Thank you, operator and good afternoon everyone, thanks for joining us today. I am joined by Ross Teune, our Chief Financial Officer. Yesterday in the afternoon we issued our second quarter earnings press release and we posted supplement earnings presentation on our website. We’ll be referring to that presentation through the call today.
I am going to start by providing an overview of the March 31, 2012 quarterly financial results. And then Ross is going to take you through the quarterly results in more detail. I’ll come back after Ross comments and provide some commentary on the termination of our total return swaps in April and also provide an update on current market conditions.
With that let me get started. As highlighted on page one of the investor presentation, we’re pleased to report we had a very strong quarter for the three months ended March 31. Golub Capital BDC generated net income of $11.4 million or $0.48 per share as compared to $6.2 million or $0.28 a share for the quarter ended 12/31/11. Net investment income for the quarter was $7.1 million or $0.29 of share as compared to $6.3 million or again $0.29 a share for the quarter ended 12/31.
Net investment income including the net spread payments of $1 million generated from the underlying assets in the total return swap was $0.33 per share for the quarter ended 3/31/2012 and that compares to $0.32 per share for the quarter ended 12/31/11. Let me give you some detail underlying the $0.19 per share, the $4.4 million of net realized and unrealized gains on investments and derivatives during the quarter.

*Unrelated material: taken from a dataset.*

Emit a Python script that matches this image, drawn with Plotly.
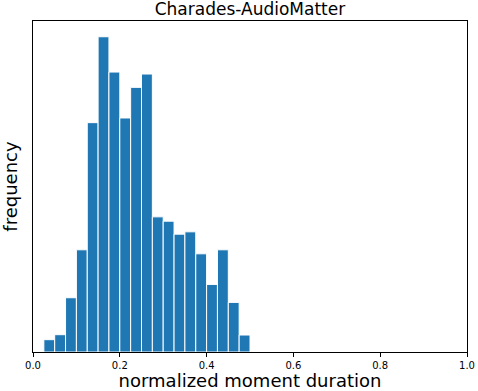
import plotly.graph_objects as go

# bin centres of the normalized moment duration histogram (bin width 0.025)
bin_centers = [0.0375 + 0.025 * i for i in range(19)]
# relative frequency
frequency = [37, 52, 163, 307, 689, 947, 841, 703, 795, 835,
             406, 393, 354, 361, 295, 203, 307, 149, 51]
x_ticks = [0.0, 0.2, 0.4, 0.6, 0.8, 1.0]
x_tick_labels = ["0.0", "0.2", "0.4", "0.6", "0.8", "1.0"]

fig = go.Figure(
    go.Bar(
        x=bin_centers,
        y=frequency,
        width=0.025,
        marker=dict(color="#1f77b4", line=dict(color="white", width=1)),
    )
)

fig.update_layout(
    width=478,
    height=391,
    margin=dict(l=33, r=11, t=21, b=39),
    plot_bgcolor="white",
    paper_bgcolor="white",
    font=dict(family="DejaVu Sans", color="black"),
    showlegend=False,
    title=dict(text="Charades-AudioMatter", x=0.523, xanchor="center",
               y=0.993, yanchor="top", font=dict(size=17)),
)
fig.update_xaxes(
    range=[0, 1],
    tickvals=x_ticks,
    ticktext=x_tick_labels,
    ticks="outside",
    ticklen=4,
    tickcolor="black",
    tickfont=dict(size=10),
    showline=True,
    linecolor="black",
    linewidth=1,
    mirror=True,
    showgrid=False,
    zeroline=False,
    automargin=False,
    title=dict(text="normalized moment duration", font=dict(size=18)),
)
fig.update_yaxes(
    range=[0, max(frequency) * 1.05],
    showticklabels=False,
    ticks="",
    showline=True,
    linecolor="black",
    linewidth=1,
    mirror=True,
    showgrid=False,
    zeroline=False,
    automargin=False,
    title=dict(text="frequency", font=dict(size=18)),
)

# drop the browser's default body margin so the figure fills the window
fig.write_html(
    "out.html",
    config={"displayModeBar": False},
    post_script="document.body.style.margin='0';",
)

First, let’s look at the total return swap. GAAP net realized and unrealized gains on the total return swap were $2.8 million and that was comprised of $1.8 million of unrealized gains driven primarily by a market rally in the prices of broadly syndicated loans during the quarter as well as an increase in the net interest accrued on the TRS. In addition to that we had a million dollars of realized gains from the quarterly cash settlements of the TRS. I will come back later in our commentary to describe the P&L impact of the termination of the swap that took place in the April as I will discuss. There was a further gain that will take into the income statement in the June 30
Now let’s talk about investments in loans and equity securities. Net realized and unrealized gains on investments were $1.2 million. This was comprised of $2.8 million realized loss on the sale of a non-earning asset [AFPG], $3 million of unrealized depreciation because the carrying value of that asset was actually lower than the sale value and a $1 million of unrealized appreciation on the investment portfolio and this was broadly distributed across a variety of middle market debt and equity securities.